2002 UAAP-NCAA Bantay Bata Showdown
| Men's Finals | G1 | G2 | Wins |
| Ateneo Blue Eagles | 69 | 85 | 0 |
| UE Red Warriors | 86 | 88 | 2 |
- Duration: October 26–27
- Arena(s): Araneta Coliseum
- Finals MVP: Ronald Tubid
- TV network(s): Studio 23

= UAAP NCAA All-Star Game =

The University Athletic Association of the Philippines (UAAP)-National Collegiate Athletic Association (NCAA) All-Star Game is an interleague basketball game between selected players of the UAAP and the NCAA. Several side events, such as the slam dunk contest, were held from 2004 onwards. Prior to 2004, it was an interleague tournament between the semifinalists of both leagues.

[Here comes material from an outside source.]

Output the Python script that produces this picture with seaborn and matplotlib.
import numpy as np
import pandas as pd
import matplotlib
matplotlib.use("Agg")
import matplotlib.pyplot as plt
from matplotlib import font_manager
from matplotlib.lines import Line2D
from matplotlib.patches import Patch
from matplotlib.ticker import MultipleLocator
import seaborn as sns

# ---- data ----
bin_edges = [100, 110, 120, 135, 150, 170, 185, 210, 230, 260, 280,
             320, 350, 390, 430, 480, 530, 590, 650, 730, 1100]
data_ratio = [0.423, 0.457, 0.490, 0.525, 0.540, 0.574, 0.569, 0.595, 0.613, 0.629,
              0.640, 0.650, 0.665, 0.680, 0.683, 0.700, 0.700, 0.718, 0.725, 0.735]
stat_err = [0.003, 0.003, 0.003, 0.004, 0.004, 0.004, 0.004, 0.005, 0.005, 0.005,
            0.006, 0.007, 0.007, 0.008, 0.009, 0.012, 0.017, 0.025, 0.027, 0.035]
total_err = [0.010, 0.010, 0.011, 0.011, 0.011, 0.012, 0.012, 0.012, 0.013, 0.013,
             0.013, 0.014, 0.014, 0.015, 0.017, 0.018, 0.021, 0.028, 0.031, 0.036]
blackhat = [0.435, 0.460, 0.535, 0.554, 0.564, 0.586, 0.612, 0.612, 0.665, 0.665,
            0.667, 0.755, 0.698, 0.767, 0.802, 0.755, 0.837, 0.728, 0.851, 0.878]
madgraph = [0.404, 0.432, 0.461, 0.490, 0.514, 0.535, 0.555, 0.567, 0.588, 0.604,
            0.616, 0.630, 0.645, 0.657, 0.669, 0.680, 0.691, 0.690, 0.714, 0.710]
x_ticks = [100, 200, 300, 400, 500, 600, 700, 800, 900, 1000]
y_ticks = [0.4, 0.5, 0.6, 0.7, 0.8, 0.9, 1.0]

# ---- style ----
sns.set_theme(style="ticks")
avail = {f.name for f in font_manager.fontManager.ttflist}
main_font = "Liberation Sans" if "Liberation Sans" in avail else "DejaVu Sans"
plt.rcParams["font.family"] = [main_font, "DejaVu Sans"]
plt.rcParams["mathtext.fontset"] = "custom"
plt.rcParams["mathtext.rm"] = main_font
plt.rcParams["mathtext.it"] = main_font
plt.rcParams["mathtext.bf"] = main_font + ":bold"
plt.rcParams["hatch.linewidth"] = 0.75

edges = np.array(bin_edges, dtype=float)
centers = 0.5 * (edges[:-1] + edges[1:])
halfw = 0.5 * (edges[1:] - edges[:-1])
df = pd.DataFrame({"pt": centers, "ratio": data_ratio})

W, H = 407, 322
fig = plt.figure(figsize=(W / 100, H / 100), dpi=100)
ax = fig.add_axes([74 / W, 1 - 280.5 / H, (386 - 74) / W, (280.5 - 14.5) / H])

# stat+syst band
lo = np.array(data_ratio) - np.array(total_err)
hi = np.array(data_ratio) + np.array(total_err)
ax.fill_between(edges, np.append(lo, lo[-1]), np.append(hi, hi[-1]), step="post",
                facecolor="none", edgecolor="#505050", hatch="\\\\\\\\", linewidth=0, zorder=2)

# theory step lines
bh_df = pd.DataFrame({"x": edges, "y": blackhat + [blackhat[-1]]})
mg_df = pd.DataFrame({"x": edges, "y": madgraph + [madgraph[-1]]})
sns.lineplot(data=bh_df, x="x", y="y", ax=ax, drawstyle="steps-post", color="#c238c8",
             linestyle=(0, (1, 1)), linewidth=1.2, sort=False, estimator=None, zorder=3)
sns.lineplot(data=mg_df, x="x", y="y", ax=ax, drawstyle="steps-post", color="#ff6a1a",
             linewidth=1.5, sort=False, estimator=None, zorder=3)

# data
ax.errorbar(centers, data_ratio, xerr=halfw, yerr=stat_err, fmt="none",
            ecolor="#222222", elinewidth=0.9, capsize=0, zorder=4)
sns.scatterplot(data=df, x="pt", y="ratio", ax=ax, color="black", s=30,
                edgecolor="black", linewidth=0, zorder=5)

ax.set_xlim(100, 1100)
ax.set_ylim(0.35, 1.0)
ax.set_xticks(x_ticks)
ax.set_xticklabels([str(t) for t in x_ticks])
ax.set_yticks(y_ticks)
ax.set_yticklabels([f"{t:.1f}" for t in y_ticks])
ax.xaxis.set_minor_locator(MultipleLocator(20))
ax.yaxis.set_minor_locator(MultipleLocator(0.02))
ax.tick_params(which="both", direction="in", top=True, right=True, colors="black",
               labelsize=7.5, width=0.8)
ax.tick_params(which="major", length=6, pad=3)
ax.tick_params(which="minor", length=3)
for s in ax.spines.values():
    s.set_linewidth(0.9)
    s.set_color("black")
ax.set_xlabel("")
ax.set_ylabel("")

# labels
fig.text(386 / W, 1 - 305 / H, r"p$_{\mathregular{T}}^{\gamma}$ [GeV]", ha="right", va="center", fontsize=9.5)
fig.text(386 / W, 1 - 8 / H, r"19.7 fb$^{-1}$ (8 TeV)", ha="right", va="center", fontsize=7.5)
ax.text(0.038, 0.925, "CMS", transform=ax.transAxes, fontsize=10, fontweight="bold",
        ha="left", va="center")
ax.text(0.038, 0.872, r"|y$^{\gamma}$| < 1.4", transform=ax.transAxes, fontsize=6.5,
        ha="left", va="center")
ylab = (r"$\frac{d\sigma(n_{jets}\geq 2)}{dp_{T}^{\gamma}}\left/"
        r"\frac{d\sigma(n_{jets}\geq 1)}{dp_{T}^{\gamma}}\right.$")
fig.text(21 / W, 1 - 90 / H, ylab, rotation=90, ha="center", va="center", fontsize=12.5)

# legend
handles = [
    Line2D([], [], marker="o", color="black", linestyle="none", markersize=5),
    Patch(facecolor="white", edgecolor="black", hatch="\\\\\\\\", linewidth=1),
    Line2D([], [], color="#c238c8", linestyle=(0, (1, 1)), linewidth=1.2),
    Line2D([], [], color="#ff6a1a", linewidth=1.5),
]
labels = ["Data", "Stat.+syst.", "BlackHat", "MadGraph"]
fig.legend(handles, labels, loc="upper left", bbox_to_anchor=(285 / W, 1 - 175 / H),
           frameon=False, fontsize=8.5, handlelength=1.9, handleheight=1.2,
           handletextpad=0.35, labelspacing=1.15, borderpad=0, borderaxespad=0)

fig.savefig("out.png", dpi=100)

The proceeds of the games proceed to Bantay Bata, an ABS-CBN foundation for needy children.

==Summaries==
===All-star games===

| Year | Venue | Winner | Score | Loser | MVP |
| 2002 | Araneta Coliseum, Quezon City | UE Red Warriors | 2–0* | Ateneo Blue Eagles | Ronald Tubid |
| 2003 | Araneta Coliseum, Quezon City | FEU Tamaraws | 77–55 | De La Salle Green Archers |  |
| Araneta Coliseum, Quezon City | UAAP South | 94–77 | NCAA East |  |
| Araneta Coliseum, Quezon City | UAAP North | 62–57 | NCAA West |  |
| 2004 | Araneta Coliseum, Quezon City | UAAP | 58–54 | NCAA | Toti Almeda |
| Araneta Coliseum, Quezon City | NCAA | 67–64 | UAAP | Leo Najorda |
| 2005 | Araneta Coliseum, Quezon City | NCAA | 76–64 | UAAP | Leo Najorda |
| Araneta Coliseum, Quezon City | NCAA | 88–81 | UAAP | Boyet Bautista |
| 2006 | Araneta Coliseum, Quezon City | NCAA Juniors | 72–64 | UAAP Juniors** | Dave Marcelo |
| Araneta Coliseum, Quezon City | UAAP Seniors** | 83–78 | NCAA Seniors | Jojo Duncil |
| 2007 | The Arena in San Juan, San Juan | NCAA*** | 83–78 | UAAP | RJ Jazul |
| 2008 | Ynares Sports Arena, Pasig | UAAP Juniors | 90–78 | NCAA Juniors*** | Mark Juruena |
| UAAP Seniors | 91–80 | NCAA Seniors | Jervy Cruz |
| 2009 | Filoil Flying V Arena, San Juan | NCAA Juniors | 85–84 | UAAP Juniors | Arthur dela Cruz |
| NCAA Seniors | 76–60 | UAAP Seniors | Jimbo Aquino |
| 2010 | Filoil Flying V Arena, San Juan | NCAA Juniors | 85–81 | UAAP Juniors | Baser Amer |
| UAAP Seniors | 90–76 | NCAA Seniors | Paul Lee |

- Best of 3 series

  - UAAP was composed of only 7 schools as La Salle was suspended.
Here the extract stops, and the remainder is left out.